Iam64 Wed 22-Jan-14 20:22:13

It's easy to say there are lots of jobs available, as though everyone who is currently on benefits but not working, can simply put their mind to it, and get a job. In so many parts of the country, there isn't much work available. In the past, people with low ability/achievement in basic literacy and numeracy were able to work in unskilled jobs.
It's also the case, that many people who now live in the community, would 50 years ago have lived in some form of institution. It isn't easy to find a job if you have learning difficulties, or indeed if you have a poor work record due to health problems for example.
I dislike the notion of a 3rd generation where no one has ever worked as much as anyone. The vast majority of those people have significant social or health difficulties. The nasty attacks on the vulnerable are increasing, it seems to me.

Joan Wed 22-Jan-14 22:52:21

So many good posts here. Margaretx's post about Germany reminded me of Austria: I was there for a year and a half in the mid 1960s, 20 years after the war ended, but memories of starvation were still clear, so no-one over about 30 could bear to waste food. Apparently during the immediate post war period of starvation, word got around that a train full of peas was arriving; everyone made their way to the relevant railway station, the train arrived, but all it contained was lumpy black slime - they'd gone off, hugely.

Poor people were helped when I was there by something else: once a year they have a 'take-out-your-rubbish day, ie the wonderful German word 'Entrumpelungstag'. Poor people and students could scour the streets and pick up any old furniture that they needed. Seemed like a good way of helping the poor, to me.

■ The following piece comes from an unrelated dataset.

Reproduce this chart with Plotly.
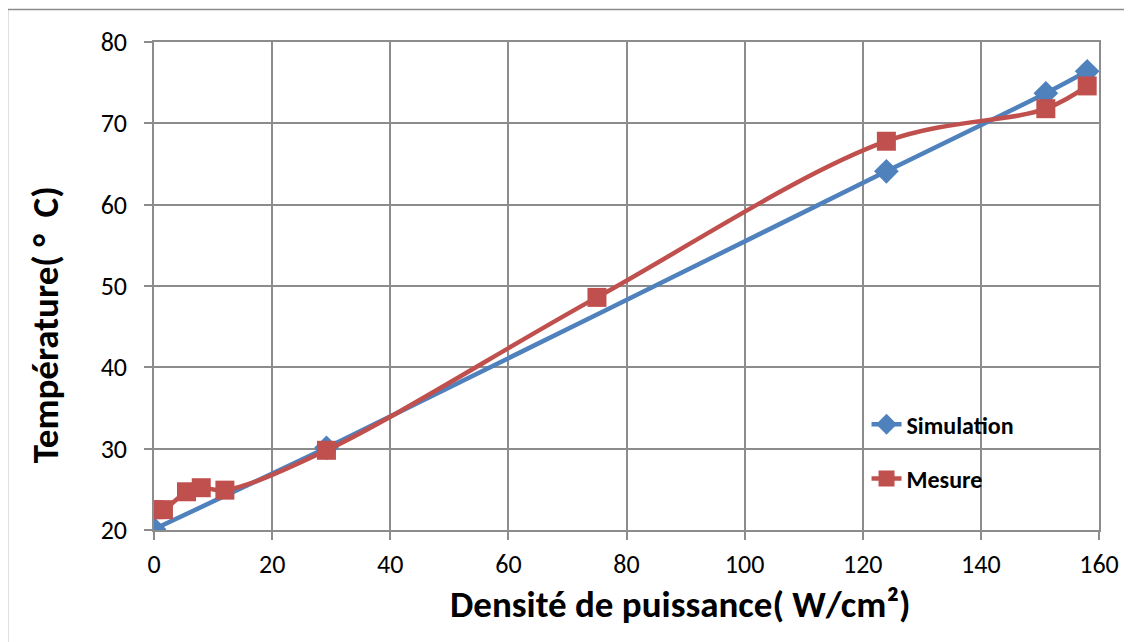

jinglbellsfrocks Wed 22-Jan-14 23:17:46

Why should we redistribute wealth? There will always be people who have good brains and the ability and inclination to work hard. With others, it will be their parents who did the hard work and built up a fortune to pass on. Nothing wrong with that.

In many cases it's people who get themselves into messes. Either through laziness or bad life choices. Thank God for the welfare state to bail them out. And it does.